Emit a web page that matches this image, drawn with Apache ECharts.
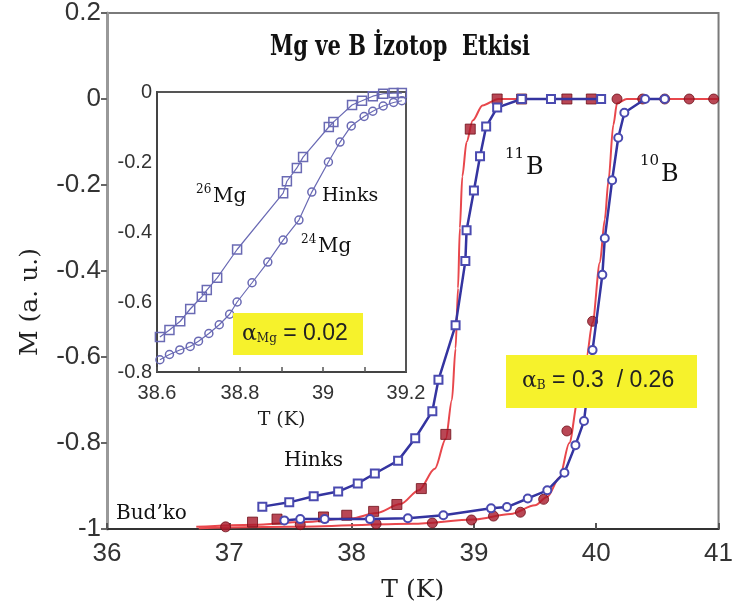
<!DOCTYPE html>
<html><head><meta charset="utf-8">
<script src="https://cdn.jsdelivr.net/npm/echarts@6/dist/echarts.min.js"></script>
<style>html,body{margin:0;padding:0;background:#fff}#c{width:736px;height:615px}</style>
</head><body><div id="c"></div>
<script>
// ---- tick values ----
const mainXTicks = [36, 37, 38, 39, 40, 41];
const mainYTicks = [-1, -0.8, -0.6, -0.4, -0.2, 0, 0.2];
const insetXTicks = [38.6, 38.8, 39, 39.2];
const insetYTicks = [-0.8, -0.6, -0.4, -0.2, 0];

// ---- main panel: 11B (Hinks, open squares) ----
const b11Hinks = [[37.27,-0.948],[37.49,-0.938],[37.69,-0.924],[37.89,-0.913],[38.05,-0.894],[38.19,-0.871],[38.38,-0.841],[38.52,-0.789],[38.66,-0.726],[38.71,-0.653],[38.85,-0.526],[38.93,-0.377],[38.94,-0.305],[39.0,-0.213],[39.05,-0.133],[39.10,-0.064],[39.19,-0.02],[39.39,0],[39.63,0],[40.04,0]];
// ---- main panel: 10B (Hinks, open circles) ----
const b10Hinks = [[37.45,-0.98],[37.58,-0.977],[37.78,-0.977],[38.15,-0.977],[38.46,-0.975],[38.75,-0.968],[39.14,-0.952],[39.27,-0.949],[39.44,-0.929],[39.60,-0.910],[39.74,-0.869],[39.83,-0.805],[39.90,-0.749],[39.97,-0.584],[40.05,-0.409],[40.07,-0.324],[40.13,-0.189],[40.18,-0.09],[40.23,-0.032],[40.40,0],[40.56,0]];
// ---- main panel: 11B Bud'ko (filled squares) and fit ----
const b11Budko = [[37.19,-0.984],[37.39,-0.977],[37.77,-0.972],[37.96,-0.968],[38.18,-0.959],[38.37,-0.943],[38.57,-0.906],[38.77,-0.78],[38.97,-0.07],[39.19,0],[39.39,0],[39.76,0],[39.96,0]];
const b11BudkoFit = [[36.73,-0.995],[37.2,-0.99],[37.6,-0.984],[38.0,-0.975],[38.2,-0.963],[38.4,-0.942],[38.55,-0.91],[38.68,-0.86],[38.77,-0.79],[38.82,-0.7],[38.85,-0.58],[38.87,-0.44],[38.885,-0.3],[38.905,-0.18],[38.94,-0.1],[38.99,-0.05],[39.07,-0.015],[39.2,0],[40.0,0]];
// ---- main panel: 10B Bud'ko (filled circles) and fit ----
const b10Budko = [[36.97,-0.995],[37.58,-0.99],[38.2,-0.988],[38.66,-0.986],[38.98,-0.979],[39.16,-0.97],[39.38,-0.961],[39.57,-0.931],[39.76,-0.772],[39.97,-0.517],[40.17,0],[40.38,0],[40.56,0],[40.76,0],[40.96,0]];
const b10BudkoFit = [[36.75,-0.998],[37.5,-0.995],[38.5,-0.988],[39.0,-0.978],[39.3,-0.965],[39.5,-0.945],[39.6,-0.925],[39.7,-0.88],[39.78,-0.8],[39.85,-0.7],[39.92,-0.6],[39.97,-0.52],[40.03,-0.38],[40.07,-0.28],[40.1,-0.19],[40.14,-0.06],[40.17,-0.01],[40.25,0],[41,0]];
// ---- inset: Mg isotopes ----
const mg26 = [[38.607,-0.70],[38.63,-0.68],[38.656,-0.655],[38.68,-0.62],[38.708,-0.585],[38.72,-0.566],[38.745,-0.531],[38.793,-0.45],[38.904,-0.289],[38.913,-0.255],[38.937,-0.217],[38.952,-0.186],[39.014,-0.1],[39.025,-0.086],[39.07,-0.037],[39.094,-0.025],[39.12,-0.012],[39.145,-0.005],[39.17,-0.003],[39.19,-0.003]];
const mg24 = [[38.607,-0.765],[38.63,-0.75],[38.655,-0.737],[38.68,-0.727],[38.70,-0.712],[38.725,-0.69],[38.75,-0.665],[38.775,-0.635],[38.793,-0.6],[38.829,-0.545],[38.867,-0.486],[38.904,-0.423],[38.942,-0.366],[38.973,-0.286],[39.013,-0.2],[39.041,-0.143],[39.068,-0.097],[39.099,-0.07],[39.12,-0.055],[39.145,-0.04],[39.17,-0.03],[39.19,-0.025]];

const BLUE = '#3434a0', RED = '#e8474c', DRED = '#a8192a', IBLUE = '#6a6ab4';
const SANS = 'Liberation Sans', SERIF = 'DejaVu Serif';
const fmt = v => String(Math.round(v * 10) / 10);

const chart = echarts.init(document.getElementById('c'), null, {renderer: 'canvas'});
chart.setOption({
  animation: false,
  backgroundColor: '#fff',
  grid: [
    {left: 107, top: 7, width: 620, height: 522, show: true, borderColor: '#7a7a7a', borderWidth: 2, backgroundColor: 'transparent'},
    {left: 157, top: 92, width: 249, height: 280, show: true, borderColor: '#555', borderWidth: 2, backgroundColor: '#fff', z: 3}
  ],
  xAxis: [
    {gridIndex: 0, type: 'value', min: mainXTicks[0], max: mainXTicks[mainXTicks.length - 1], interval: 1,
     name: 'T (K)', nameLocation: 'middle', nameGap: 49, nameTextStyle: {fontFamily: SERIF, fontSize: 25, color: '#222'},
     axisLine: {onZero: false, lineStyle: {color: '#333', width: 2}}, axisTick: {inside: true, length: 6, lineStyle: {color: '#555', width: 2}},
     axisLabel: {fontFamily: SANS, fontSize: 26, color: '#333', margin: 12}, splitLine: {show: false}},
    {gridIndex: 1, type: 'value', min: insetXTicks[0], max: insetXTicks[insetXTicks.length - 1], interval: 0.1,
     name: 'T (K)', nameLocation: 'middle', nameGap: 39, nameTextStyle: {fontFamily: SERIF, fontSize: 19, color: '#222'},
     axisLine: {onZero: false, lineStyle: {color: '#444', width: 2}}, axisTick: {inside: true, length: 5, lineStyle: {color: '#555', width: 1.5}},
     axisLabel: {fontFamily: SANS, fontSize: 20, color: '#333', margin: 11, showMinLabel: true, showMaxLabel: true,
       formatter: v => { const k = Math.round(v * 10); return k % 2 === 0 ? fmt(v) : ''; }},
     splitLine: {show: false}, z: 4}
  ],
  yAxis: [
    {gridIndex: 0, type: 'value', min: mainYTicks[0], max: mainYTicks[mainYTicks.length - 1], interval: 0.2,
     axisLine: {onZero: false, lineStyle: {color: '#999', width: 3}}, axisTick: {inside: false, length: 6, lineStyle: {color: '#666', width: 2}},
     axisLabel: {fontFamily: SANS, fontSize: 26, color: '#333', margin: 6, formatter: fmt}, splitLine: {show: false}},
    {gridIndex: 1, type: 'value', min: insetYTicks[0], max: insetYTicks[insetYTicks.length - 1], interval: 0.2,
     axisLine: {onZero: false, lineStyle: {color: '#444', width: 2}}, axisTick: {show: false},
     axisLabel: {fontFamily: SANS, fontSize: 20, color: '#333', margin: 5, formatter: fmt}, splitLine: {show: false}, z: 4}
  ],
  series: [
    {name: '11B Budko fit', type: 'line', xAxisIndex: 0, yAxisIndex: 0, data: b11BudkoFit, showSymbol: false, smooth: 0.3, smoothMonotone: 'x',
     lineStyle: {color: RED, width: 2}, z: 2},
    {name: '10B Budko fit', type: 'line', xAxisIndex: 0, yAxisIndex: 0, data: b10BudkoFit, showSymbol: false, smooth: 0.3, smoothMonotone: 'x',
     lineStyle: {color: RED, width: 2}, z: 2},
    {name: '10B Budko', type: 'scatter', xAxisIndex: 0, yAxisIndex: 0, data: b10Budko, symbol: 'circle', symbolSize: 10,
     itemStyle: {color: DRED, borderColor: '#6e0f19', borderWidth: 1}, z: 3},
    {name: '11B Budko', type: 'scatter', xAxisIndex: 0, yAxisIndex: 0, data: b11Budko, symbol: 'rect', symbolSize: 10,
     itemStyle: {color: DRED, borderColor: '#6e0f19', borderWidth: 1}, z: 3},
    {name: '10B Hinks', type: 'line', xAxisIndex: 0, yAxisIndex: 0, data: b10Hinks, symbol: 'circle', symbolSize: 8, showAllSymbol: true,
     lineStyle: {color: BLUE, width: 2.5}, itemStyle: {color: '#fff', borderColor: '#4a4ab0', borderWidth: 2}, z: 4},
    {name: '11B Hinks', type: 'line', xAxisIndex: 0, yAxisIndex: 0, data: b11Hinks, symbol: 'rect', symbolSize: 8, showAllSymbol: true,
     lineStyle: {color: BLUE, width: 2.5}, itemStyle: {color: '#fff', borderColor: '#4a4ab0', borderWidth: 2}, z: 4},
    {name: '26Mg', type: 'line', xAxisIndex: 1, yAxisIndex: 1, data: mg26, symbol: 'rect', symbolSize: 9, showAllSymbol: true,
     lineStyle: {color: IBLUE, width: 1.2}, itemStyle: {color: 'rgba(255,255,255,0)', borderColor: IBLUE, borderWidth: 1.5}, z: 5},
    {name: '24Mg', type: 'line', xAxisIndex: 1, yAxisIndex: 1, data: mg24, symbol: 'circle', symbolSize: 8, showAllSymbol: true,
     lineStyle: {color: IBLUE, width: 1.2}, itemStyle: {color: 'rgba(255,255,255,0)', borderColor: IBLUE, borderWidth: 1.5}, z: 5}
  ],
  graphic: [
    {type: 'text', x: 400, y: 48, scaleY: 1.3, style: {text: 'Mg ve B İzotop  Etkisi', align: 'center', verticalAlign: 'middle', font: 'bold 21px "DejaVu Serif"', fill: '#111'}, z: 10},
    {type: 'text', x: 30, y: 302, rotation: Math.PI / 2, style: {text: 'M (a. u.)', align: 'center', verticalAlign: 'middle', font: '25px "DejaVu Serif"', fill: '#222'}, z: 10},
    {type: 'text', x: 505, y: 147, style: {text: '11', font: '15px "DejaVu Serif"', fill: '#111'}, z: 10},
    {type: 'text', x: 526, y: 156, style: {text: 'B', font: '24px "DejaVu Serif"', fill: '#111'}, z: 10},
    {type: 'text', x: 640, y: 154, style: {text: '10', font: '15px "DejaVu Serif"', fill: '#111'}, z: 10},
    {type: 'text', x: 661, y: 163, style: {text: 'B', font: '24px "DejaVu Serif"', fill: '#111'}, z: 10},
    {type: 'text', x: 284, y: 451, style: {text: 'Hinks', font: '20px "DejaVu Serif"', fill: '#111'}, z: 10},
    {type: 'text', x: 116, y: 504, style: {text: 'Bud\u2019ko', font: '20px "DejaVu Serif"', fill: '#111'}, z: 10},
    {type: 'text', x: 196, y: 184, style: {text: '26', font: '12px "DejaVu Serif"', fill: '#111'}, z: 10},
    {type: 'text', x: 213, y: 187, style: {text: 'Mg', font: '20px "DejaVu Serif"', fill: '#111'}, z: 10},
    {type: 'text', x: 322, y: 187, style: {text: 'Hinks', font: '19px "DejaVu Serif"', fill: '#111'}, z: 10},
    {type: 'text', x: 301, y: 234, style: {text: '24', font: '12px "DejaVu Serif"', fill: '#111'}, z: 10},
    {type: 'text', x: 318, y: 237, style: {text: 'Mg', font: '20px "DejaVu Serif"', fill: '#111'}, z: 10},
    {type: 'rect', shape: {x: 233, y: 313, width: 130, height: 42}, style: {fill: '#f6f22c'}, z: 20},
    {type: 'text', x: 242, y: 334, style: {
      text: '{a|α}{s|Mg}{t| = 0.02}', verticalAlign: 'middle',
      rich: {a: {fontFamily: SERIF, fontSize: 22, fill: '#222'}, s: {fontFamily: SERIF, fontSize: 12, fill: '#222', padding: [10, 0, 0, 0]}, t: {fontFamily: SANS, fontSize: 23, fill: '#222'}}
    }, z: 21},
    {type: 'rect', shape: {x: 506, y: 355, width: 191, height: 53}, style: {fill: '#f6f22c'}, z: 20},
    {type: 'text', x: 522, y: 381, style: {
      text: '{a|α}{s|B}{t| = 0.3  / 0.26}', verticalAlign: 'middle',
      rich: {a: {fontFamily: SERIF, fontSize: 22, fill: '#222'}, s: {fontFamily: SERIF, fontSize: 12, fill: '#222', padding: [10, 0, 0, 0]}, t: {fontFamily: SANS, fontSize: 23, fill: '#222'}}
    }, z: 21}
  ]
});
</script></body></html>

+++

◆ **TASK REQUIREMENTS**:
From the top of the listing above, repeat each line exactly until you reach the line containing "const insetYTicks = [-0.8, -0.6, -0.4, -0.2, 0];", and repeat that one too. Leave the pictures out.

◆ **OUTPUT FOR THIS EXERCISE**:
Emit a web page that matches this image, drawn with Apache ECharts.
<!DOCTYPE html>
<html><head><meta charset="utf-8">
<script src="https://cdn.jsdelivr.net/npm/echarts@6/dist/echarts.min.js"></script>
<style>html,body{margin:0;padding:0;background:#fff}#c{width:736px;height:615px}</style>
</head><body><div id="c"></div>
<script>
// ---- tick values ----
const mainXTicks = [36, 37, 38, 39, 40, 41];
const mainYTicks = [-1, -0.8, -0.6, -0.4, -0.2, 0, 0.2];
const insetXTicks = [38.6, 38.8, 39, 39.2];
const insetYTicks = [-0.8, -0.6, -0.4, -0.2, 0];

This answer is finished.